After falling just short of Stanley Cup Final, Dallas Stars face painful reality

Tribune Content Agency

FRISCO, Texas — Exit interviews took place at Dallas Stars headquarters on Wednesday. First up to meet with head coach Pete DeBoer was goalie Jake Oettinger.

The year in review file featured plenty of positives. The 24-year-old former first-round pick completed his first full season as the team’s undisputed top goalie. He appeared in 81 games and had a .919 save percentage during the regular season. As DeBoer later pointed out, he won a playoff series against his hometown team and won a Game 7 for the first time.

The positives of this season, however, weren’t on Oettinger’s mind in his exit interview, DeBoer said.

“This guy’s hungry,” DeBoer said. “He wants to be the best — the best in the world. He wants to win a Stanley Cup. That’s all he talks about.

Case in point: “What are the long-term individual goals you have for your career?” one reporter asked in part on Wednesday.

Oettinger: “Win the cup. No. 1. That’s the only thing that matters … Boston, for example, they’re going to have multiple award winners and all the individual stuff, obviously had a great season, but every single one of those guys would trade it to be playing on June 3.”

That’s what made this juncture so difficult for the Stars to digest.

The days following a playoff exit can be tricky. There’s the emotion of a season ended mixed with the promise of more things to come. The Stars, for example, were one of the last three teams left. They have a young core and a lot of returners. If some players continue their upward development, if older ones sustain the production they had this year, and if general manager Jim Nill pushes the right buttons in the offseason, then the Stars could certainly build upon this season.

The theory makes sense, and plenty of Stars played have agreed with it, but there’s a factor that makes it less comforting right now: the Stars already believed they had a team capable of winning a Stanley Cup, even though it didn’t happen.

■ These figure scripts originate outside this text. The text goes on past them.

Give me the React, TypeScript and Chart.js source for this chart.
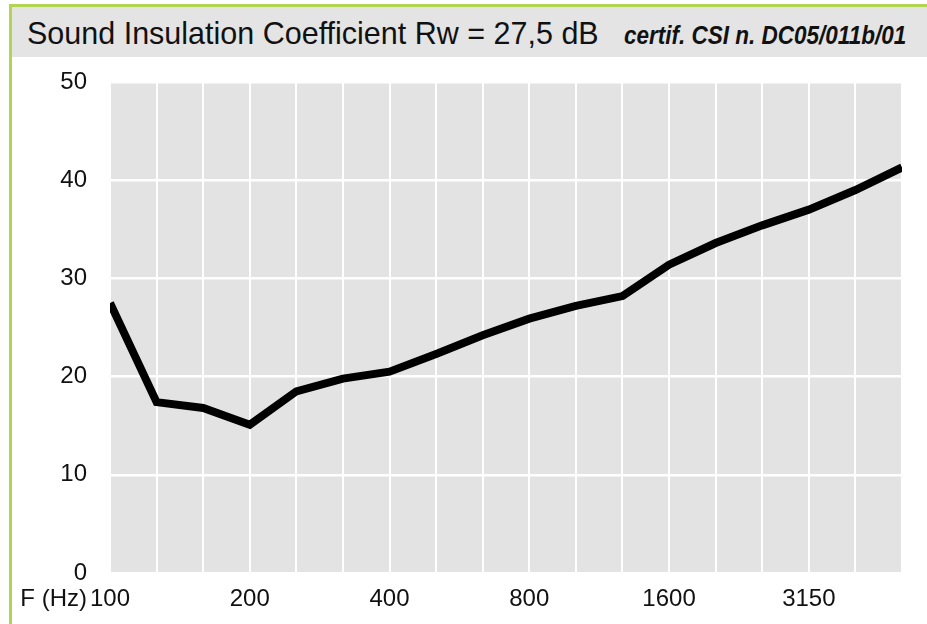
import React, { useEffect, useRef } from "react";
import { Chart, registerables } from "chart.js";

Chart.register(...registerables);

const categories = ["100", "125", "160", "200", "250", "315", "400", "500", "630", "800", "1000", "1250", "1600", "2000", "2500", "3150", "4000", "5000"];
const shownLabels = ["100", "200", "400", "800", "1600", "3150"];
const rwValues = [27.5, 17.4, 16.8, 15.1, 18.5, 19.8, 20.5, 22.3, 24.2, 25.9, 27.2, 28.2, 31.4, 33.6, 35.4, 37.0, 39.0, 41.3];
const yMin = 0;
const yMax = 50;
const yStep = 10;
const xAxisName = "F (Hz)";
const titleMain = "Sound Insulation Coefficient Rw = 27,5 dB";
const titleCert = "certif. CSI n. DC05/011b/01";

const FONT = "'Liberation Sans', Arial, sans-serif";

const plotBg = {
  id: "plotBg",
  beforeDraw(chart: any) {
    const { ctx, chartArea } = chart;
    ctx.save();
    ctx.fillStyle = "#e3e3e3";
    ctx.fillRect(chartArea.left, chartArea.top, chartArea.right - chartArea.left, chartArea.bottom - chartArea.top);
    ctx.restore();
  },
};

const axisName = {
  id: "axisName",
  afterDraw(chart: any) {
    const { ctx } = chart;
    const xs = chart.scales.x;
    ctx.save();
    ctx.font = `24px ${FONT}`;
    ctx.fillStyle = "#111";
    ctx.textAlign = "right";
    ctx.textBaseline = "middle";
    ctx.fillText(xAxisName, xs.getPixelForTick(0) - 23, xs.top + 12 + 14.4);
    ctx.restore();
  },
};

export default function App() {
  const ref = useRef<HTMLCanvasElement | null>(null);

  useEffect(() => {
    if (!ref.current) return;
    const chart = new Chart(ref.current, {
      type: "line",
      data: {
        labels: categories,
        datasets: [
          {
            data: rwValues,
            borderColor: "#000",
            borderWidth: 8,
            pointRadius: 0,
            tension: 0,
            borderJoinStyle: "miter",
            clip: 0,
          },
        ],
      },
      options: {
        animation: false,
        responsive: false,
        layout: { padding: { top: 22, right: 25, left: 0, bottom: 0 } },
        plugins: { legend: { display: false }, tooltip: { enabled: false }, title: { display: false } },
        scales: {
          x: {
            type: "category",
            offset: false,
            border: { display: false },
            grid: { color: "#ffffff", lineWidth: 2, drawTicks: false, z: 0 },
            ticks: {
              autoSkip: false,
              maxRotation: 0,
              padding: 12,
              color: "#111",
              font: { family: FONT, size: 24 },
              callback: (_v: any, i: number) => (shownLabels.includes(categories[i]) ? categories[i] : ""),
            },
            afterFit: (s: any) => {
              s.height = 51;
            },
          },
          y: {
            min: yMin,
            max: yMax,
            border: { display: false },
            grid: { color: "#ffffff", lineWidth: 2.6, drawTicks: false },
            ticks: {
              stepSize: yStep,
              padding: 23,
              color: "#111",
              font: { family: FONT, size: 24 },
            },
            afterFit: (s: any) => {
              s.width = 110;
              s.paddingTop = 14;
              s.paddingBottom = 14;
            },
          },
        },
      },
      plugins: [plotBg, axisName],
    });
    return () => chart.destroy();
  }, []);

  return (
    <div style={{ position: "absolute", left: 0, top: 0, width: 927, height: 624, overflow: "hidden", background: "#fff" }}>
      <div
        style={{
          position: "absolute",
          left: 9,
          top: 4,
          width: 1200,
          height: 1200,
          borderLeft: "3px solid #b3d452",
          borderTop: "3px solid #b3d452",
        }}
      />
      <div style={{ position: "absolute", left: 12, top: 7, width: 915, height: 50, background: "#e4e4e4" }} />
      <div
        style={{
          position: "absolute",
          left: 27,
          top: 18,
          whiteSpace: "nowrap",
          fontFamily: FONT,
          fontSize: 30.5,
          lineHeight: "30px",
          color: "#111",
        }}
      >
        <span>{titleMain}</span>
        <span
          style={{
            display: "inline-block",
            marginLeft: 25,
            fontSize: 25,
            fontWeight: "bold",
            fontStyle: "italic",
            transform: "scaleX(0.9)",
            transformOrigin: "left center",
          }}
        >
          {titleCert}
        </span>
      </div>
      <canvas ref={ref} width={927} height={564} style={{ position: "absolute", left: 0, top: 60, width: 927, height: 564 }} />
    </div>
  );
}
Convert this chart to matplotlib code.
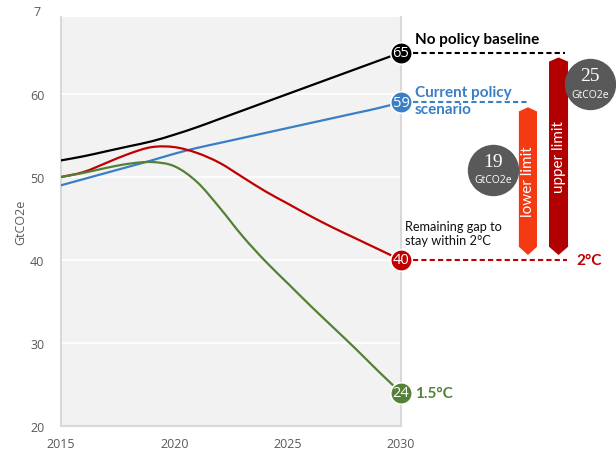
import numpy as np
import matplotlib.pyplot as plt
from matplotlib.patches import Polygon, PathPatch
from matplotlib.path import Path
from matplotlib import transforms

# emissions pathways, GtCO2e per year
years = np.arange(2015, 2031)
baseline = [52.0, 52.5, 53.1, 53.7, 54.3, 55.1, 56.0, 57.0, 58.0, 59.0, 60.0, 61.0, 62.0, 63.0, 64.0, 65.0]
current = [49.0, 49.75, 50.5, 51.25, 52.0, 52.8, 53.5, 54.1, 54.7, 55.3, 55.9, 56.5, 57.1, 57.7, 58.3, 59.0]
two_deg = [50.0, 50.6, 51.7, 52.8, 53.6, 53.6, 52.9, 51.7, 50.0, 48.3, 46.8, 45.3, 43.9, 42.6, 41.3, 40.0]
one_five = [50.0, 50.5, 51.1, 51.6, 51.8, 51.3, 49.4, 46.3, 42.9, 39.9, 37.2, 34.5, 31.9, 29.3, 26.6, 24.0]

x_ticks = [2015, 2020, 2025, 2030]
y_ticks = [20, 30, 40, 50, 60]

c_black = '#000000'
c_blue = '#3a7ec6'
c_red = '#c00000'
c_green = '#538135'
c_low = '#f33a12'
c_up = '#b20000'
c_grey = '#595959'


def smooth_path(x, y):
    # excel style smoothed line: bezier curve through every point
    p = np.column_stack([x, y]).astype(float)
    ext = np.vstack([p[0], p, p[-1]])
    verts = [p[0]]
    codes = [Path.MOVETO]
    for i in range(len(p) - 1):
        a, b, c, d = ext[i], ext[i + 1], ext[i + 2], ext[i + 3]
        verts += [b + (c - a) / 6, c - (d - b) / 6, c]
        codes += [Path.CURVE4] * 3
    return Path(verts, codes)


fig = plt.figure(figsize=(6.16, 4.52), dpi=100)
ax = fig.add_axes([61/616, 25/452, 340/616, 409/452])
ax.set_facecolor('#f2f2f2')
ax.set_xlim(2015, 2030)
ax.set_ylim(20, 20 + 409/8.3)

ax.set_yticks(y_ticks)
ax.set_xticks(x_ticks)
ax.grid(axis='y', color='white', lw=1.3)
ax.set_axisbelow(True)
ax.tick_params(length=0, labelsize=9, colors='#595959')
ax.tick_params(axis='y', pad=12)
ax.tick_params(axis='x', pad=8)
for lab in ax.get_xticklabels() + ax.get_yticklabels():
    lab.set_fontfamily('Open Sans')
ax.spines['top'].set_visible(False)
for s in ['left', 'right', 'bottom']:
    ax.spines[s].set_color('#d9d9d9')
    ax.spines[s].set_linewidth(1.5)
ax.set_ylabel('GtCO2e', fontsize=9, color='#595959', family='Open Sans')
ax.yaxis.set_label_coords(-0.098, 0.5)

# the cut-off "70" label at the top
blend = transforms.blended_transform_factory(ax.transAxes, ax.transData)
ax.text(-0.082, 70, '7', transform=blend, fontsize=9, color='#595959',
        family='Open Sans', ha='left', va='center', clip_on=False)

series = [(baseline, c_black), (current, c_blue), (two_deg, c_red), (one_five, c_green)]
for vals, col in series:
    ax.add_patch(PathPatch(smooth_path(years, vals), fill=False, ec=col, lw=1.6,
                           zorder=3, capstyle='round'))
    ax.plot(years[-1], vals[-1], 'o', ms=15.5, color=col, mec='white', mew=1.2,
            zorder=5, clip_on=False)
    ax.text(years[-1], vals[-1], f'{vals[-1]:.0f}', color='white', fontsize=10.5,
            family='Open Sans', ha='center', va='center', zorder=6)

# dashed leaders to the right
ax.plot([2030.53, 2037.24], [baseline[-1]] * 2, color=c_black, lw=1.5,
        dashes=(2.5, 1.5), clip_on=False)
ax.plot([2030.53, 2035.65], [current[-1]] * 2, color=c_blue, lw=1.5,
        dashes=(2.5, 1.5), clip_on=False)
ax.plot([2030.53, 2037.33], [two_deg[-1]] * 2, color=c_red, lw=1.5,
        dashes=(2.5, 1.5), clip_on=False)

ax.text(2030.62, 66.6, 'No policy baseline', fontsize=11, weight='bold',
        family='Lato', color=c_black, va='center', clip_on=False)
ax.text(2030.62, 59.2, 'Current policy\nscenario', fontsize=11, weight='bold',
        family='Lato', color=c_blue, va='center', linespacing=1.3, clip_on=False)
ax.text(2030.18, 43.25, 'Remaining gap to\nstay within 2°C', fontsize=9.2,
        family='Lato', color='#111111', va='center', linespacing=1.25, clip_on=False)
ax.text(2037.74, two_deg[-1], '2°C', fontsize=11, weight='bold', family='Lato',
        color=c_red, va='center', clip_on=False)
ax.text(2030.62, one_five[-1], '1.5°C', fontsize=11, weight='bold', family='Lato',
        color=c_green, va='center', clip_on=False)


def gap_bar(xc, hw, top, bot, color):
    tip = 1.0
    inset = 0.6
    t = top - inset
    b = bot + inset
    pts = [(xc, t), (xc + hw, t - tip / 2), (xc + hw, b + tip),
           (xc, b), (xc - hw, b + tip), (xc - hw, t - tip / 2)]
    ax.add_patch(Polygon(pts, closed=True, fc=color, ec='none', clip_on=False, zorder=4))
    return (t + b) / 2


mid = gap_bar(2035.6, 0.4, current[-1], two_deg[-1], c_low)
ax.text(2035.6, mid, 'lower limit', rotation=90, color='white', fontsize=11,
        family='Lato', ha='center', va='center', clip_on=False, zorder=6)
mid = gap_bar(2036.95, 0.42, baseline[-1], two_deg[-1], c_up)
ax.text(2036.95, mid, 'upper limit', rotation=90, color='white', fontsize=11,
        family='Lato', ha='center', va='center', clip_on=False, zorder=6)

# gap size bubbles
gaps = [(2034.06, 50.84, current[-1] - two_deg[-1]),
        (2038.34, 61.2, baseline[-1] - two_deg[-1])]
for gx, gy, g in gaps:
    ax.plot(gx, gy, 'o', ms=37, color=c_grey, mec='none', clip_on=False, zorder=7)
    ax.text(gx, gy + 1.0, f'{g:.0f}', color='white', fontsize=14,
            family='Liberation Serif', ha='center', va='center', zorder=8, clip_on=False)
    ax.text(gx, gy - 1.2, 'GtCO2e', color='white', fontsize=7.5,
            family='Open Sans', ha='center', va='center', zorder=8, clip_on=False)

fig.savefig('out.png', dpi=100)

“I think I’ll have some time to reflect on it,” DeBoer said of his first season in Dallas and his trip to the conference finals with his fourth different team, “but the taste of that game — really, the two games in the final series: Game 3 and then the final game — that’ll start to fade. I still think it hasn’t yet.”

Consider the championship recipe this team possessed. The Stars were top-five in both penalty kill and power play during the regular season. Seventh in goals scored, and third best in goals allowed. They have a young goalie in Oettinger they hope will continue to improve, a core of Jason Robertson (7th in points in the regular season), Roope Hintz (currently the leading point scorer in the playoffs) and defenseman Miro Heiskanen, who DeBoer and Co. believed should’ve been a finalist for the Calder Trophy.

Take away the debacles of Game 3 and 6, where they were outscored 10-0 by Vegas, and the Stars had a plus-one goal differential against the Knights, with three of those four games decided in overtime.

Surely there are places Dallas needs to get better. They have some imminent holes with free agency, including the potential losses of forwards Max Domi and Evgenii Dadonov, as well as defenseman Joel Hanley, among others. DeBoer said they need to have more depth scoring, and defensively he pointed to the two teams still standing as inspiration.

“There’s not a lot of offensive defenseman contributing this time of year,” DeBoer said.

But no team is immune to potential improvements when the offseason starts. And the Stars, still digesting the start of their offseason, believed this year could’ve resulted in a Stanley Cup.

Still, having the chance to win the cup and actually doing it are two different things, and the chasm between those two things is vast.

“I genuinely believe that we had the group to do it this year,” said Domi, who expressed interest in re-signing with Dallas. “But obviously we came up short. We’re going to have to let that soak in and I think it’ll be a good thing in the long run. A lot of these young guys, too, it’s going to show them how hard it is and keep them hungry, or keep the older guys so hungry. Everyone’s going to know that we’re so, so close, but we have to get back next year. I think that’s something that, as much as it sucks right now, it’s going to pay off in a big, big way next year.”